┌──

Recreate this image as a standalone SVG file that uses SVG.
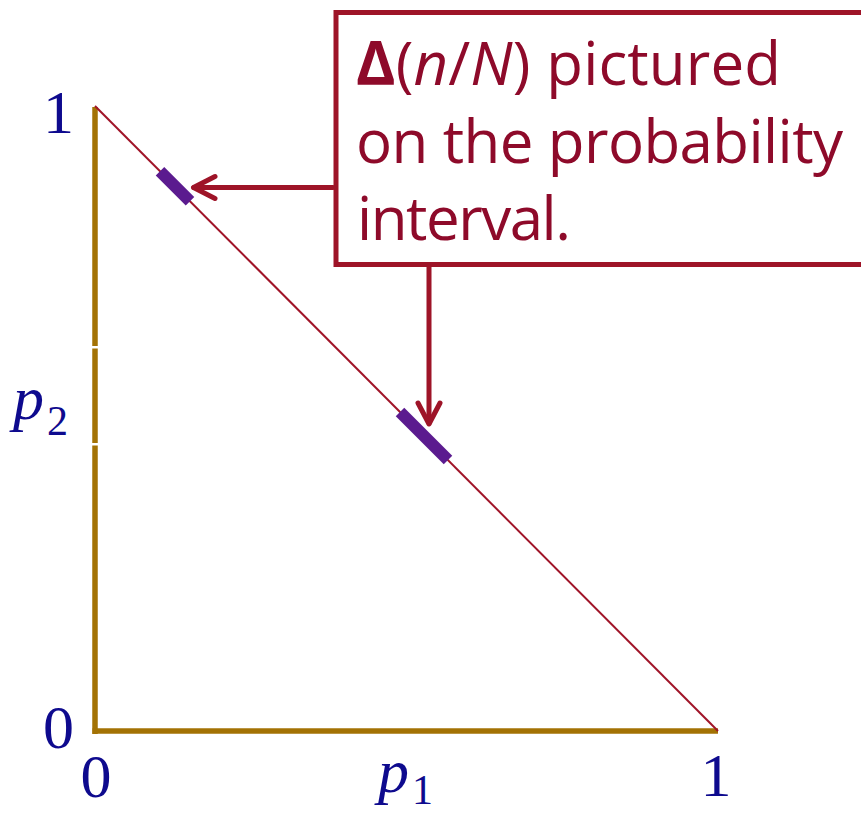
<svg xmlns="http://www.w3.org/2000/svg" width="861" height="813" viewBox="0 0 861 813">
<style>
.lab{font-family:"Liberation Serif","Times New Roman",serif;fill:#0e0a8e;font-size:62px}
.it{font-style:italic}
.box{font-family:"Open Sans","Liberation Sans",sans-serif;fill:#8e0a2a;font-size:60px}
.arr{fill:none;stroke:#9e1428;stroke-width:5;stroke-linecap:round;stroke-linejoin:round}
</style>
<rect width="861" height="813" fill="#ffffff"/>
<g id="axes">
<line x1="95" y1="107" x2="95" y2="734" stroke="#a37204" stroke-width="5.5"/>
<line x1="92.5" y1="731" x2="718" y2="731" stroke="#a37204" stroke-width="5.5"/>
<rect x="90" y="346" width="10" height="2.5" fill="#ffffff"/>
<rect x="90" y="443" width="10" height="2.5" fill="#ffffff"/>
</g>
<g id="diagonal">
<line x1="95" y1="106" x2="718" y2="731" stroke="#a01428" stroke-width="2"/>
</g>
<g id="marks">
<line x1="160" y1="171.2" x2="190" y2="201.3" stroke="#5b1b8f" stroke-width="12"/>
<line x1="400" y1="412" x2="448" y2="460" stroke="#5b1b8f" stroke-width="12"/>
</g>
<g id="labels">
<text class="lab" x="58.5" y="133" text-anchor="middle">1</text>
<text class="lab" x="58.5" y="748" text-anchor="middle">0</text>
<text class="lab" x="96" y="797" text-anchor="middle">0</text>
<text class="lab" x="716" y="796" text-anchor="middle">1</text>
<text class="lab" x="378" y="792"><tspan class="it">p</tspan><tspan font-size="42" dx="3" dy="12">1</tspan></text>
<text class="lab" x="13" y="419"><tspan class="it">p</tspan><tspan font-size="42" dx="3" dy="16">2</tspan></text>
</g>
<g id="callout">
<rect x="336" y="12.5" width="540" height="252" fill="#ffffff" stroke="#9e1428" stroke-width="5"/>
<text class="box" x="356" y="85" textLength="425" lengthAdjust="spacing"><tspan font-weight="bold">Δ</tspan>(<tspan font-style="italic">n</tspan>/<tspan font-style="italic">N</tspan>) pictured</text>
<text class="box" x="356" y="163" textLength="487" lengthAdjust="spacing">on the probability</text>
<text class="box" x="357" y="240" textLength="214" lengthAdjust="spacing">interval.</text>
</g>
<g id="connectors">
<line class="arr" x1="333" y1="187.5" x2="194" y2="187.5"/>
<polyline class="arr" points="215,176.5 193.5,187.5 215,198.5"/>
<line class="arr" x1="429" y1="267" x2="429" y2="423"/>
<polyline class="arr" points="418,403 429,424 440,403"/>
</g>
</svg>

└──

→ Objective
Give back every line exactly as it stands, pictures excluded.

→ Output of the exercise
Recreate this image as a standalone SVG file that uses SVG.
<svg xmlns="http://www.w3.org/2000/svg" width="861" height="813" viewBox="0 0 861 813">
<style>
.lab{font-family:"Liberation Serif","Times New Roman",serif;fill:#0e0a8e;font-size:62px}
.it{font-style:italic}
.box{font-family:"Open Sans","Liberation Sans",sans-serif;fill:#8e0a2a;font-size:60px}
.arr{fill:none;stroke:#9e1428;stroke-width:5;stroke-linecap:round;stroke-linejoin:round}
</style>
<rect width="861" height="813" fill="#ffffff"/>
<g id="axes">
<line x1="95" y1="107" x2="95" y2="734" stroke="#a37204" stroke-width="5.5"/>
<line x1="92.5" y1="731" x2="718" y2="731" stroke="#a37204" stroke-width="5.5"/>
<rect x="90" y="346" width="10" height="2.5" fill="#ffffff"/>
<rect x="90" y="443" width="10" height="2.5" fill="#ffffff"/>
</g>
<g id="diagonal">
<line x1="95" y1="106" x2="718" y2="731" stroke="#a01428" stroke-width="2"/>
</g>
<g id="marks">
<line x1="160" y1="171.2" x2="190" y2="201.3" stroke="#5b1b8f" stroke-width="12"/>
<line x1="400" y1="412" x2="448" y2="460" stroke="#5b1b8f" stroke-width="12"/>
</g>
<g id="labels">
<text class="lab" x="58.5" y="133" text-anchor="middle">1</text>
<text class="lab" x="58.5" y="748" text-anchor="middle">0</text>
<text class="lab" x="96" y="797" text-anchor="middle">0</text>
<text class="lab" x="716" y="796" text-anchor="middle">1</text>
<text class="lab" x="378" y="792"><tspan class="it">p</tspan><tspan font-size="42" dx="3" dy="12">1</tspan></text>
<text class="lab" x="13" y="419"><tspan class="it">p</tspan><tspan font-size="42" dx="3" dy="16">2</tspan></text>
</g>
<g id="callout">
<rect x="336" y="12.5" width="540" height="252" fill="#ffffff" stroke="#9e1428" stroke-width="5"/>
<text class="box" x="356" y="85" textLength="425" lengthAdjust="spacing"><tspan font-weight="bold">Δ</tspan>(<tspan font-style="italic">n</tspan>/<tspan font-style="italic">N</tspan>) pictured</text>
<text class="box" x="356" y="163" textLength="487" lengthAdjust="spacing">on the probability</text>
<text class="box" x="357" y="240" textLength="214" lengthAdjust="spacing">interval.</text>
</g>
<g id="connectors">
<line class="arr" x1="333" y1="187.5" x2="194" y2="187.5"/>
<polyline class="arr" points="215,176.5 193.5,187.5 215,198.5"/>
<line class="arr" x1="429" y1="267" x2="429" y2="423"/>
<polyline class="arr" points="418,403 429,424 440,403"/>
</g>
</svg>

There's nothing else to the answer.